On ne sort pas de ce paradoxe apparemment insurmontable si on ne précise pas un peu les termes de la question. On parle ici de deux types de liberté : d’un côté la liberté matérielle, empiriquement constatable, et de l’autre la liberté de volonté (« je l’ai voulu et c’est ma liberté »). Du côté de la liberté matérielle et observable, le problème est vite réglé : incontestablement, le voile intégral (qui ne se limite d’ailleurs pas à un voile) est une entrave draconienne à la liberté d’être et d’agir, dans l’absolu et plus encore dans notre société. Être engoncé dans un vêtement réduisant à néant la plupart des interactions sociales, voir le monde à travers une fente dès que l’on est en présence d’autrui, incarner la soumission à l’homme et l’inégalité avec celui-ci … S’amuser (y compris pour un homme) à un enfiler un pendant quelques minutes permet de vite se convaincre de cela.
Reste donc la question de la liberté de volonté. Nul besoin d’être docteur en sciences sociales ou en philosophie pour être critique sur le concept de volonté individuelle. Le choix « volontaire » est toujours potentiellement influencé par des déterminations extérieures : culture, religion, pression du groupe où l’on vit … Dire « je le veux » n’est en aucun cas une preuve absolue de liberté. La volonté n’est pas la liberté. Il n’est pas rare non plus d’intégrer et d’accepter une domination subie, voire de s’en réjouir : c’est ce qu’on appelle, pour reprendre le titre d’un texte célèbre, la « servitude volontaire », ou encore l’aliénation.
Et là, je me demande quand même un peu à quoi ont servi plus d’un siècle de mouvements politiques et syndicaux émancipateurs, notamment dans la filiation marxiste. Toute l’histoire de la gauche politique et syndicale est celle de la prise de conscience des dominations subies et acceptées, et du combat pour en débarrasser leurs victimes. Ambition démesurée, brutale, d’une prétention, d’une ingérence et d’une violence psychologique folles ? Ambition peut-être impossible à mener à son terme ? Absolument.

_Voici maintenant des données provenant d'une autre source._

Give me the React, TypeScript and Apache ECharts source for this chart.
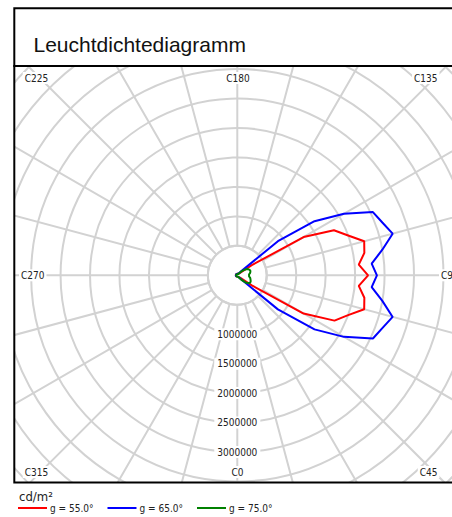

Mais c’est justement quand elle se saisit de cette ambition que la gauche est réellement révolutionnaire.
Pourquoi ce « sacerdoce » historique est-il aujourd’hui brouillé, au point de laisser des militants de gauche dans l’embarras face à un phénomène aussi caricatural que celui du voile intégral ? Parce que par paresse intellectuelle et parfois démagogie, une partie de la gauche en est venue à « externaliser » les rapports de domination, et à faire comme si ce qui se joue souvent d’abord dans une conscience individuelle se résumait à des contraintes exercées par des groupes d’individus sur d’autres (« les minorités »). Dans les fresques simplistes qui en découlent n’existent plus que des « dominants » d’un côté, et des « dominés » de l’autre ; que des processus de domination et d’aliénation puissent s’exercer au sein même des seconds, sans intervention des premiers, est devenue une idée apparemment très difficile à appréhender.
D’où les atermoiements sur le voile intégral. « Islam » = « minorité » = « ne peut être victime que d’une oppression extérieure ». Avec une telle grille de lecture, la messe (!) est dite : tout ce qui s’impose « de l’extérieur » aux musulmanes intégralement voilées ne peut qu’être un processus de domination ; pour les rendre libres, il faudrait au contraire les laisser à leur condition.
Pense-t-on qu’il y a un siècle, les ouvriers employés dans les usines paternalistes étaient spontanément enclins à critiquer leur condition, et qu’il aurait fallu s’interdire toute intervention syndicale au motif qu’après tout, personne ne forçait ces ouvriers à y travailler ? Sur un autre plan, aurait-il fallu s’interdire de rendre la scolarisation obligatoire, parce qu’on l’imposait à des familles qui n’avaient rien demandé et qui vivaient très bien sans ?
Puisque la mode est à la gauche « décomplexée », il serait peut-être temps qu’elle remette un terme en tête de son lexique : celui de conscientisation.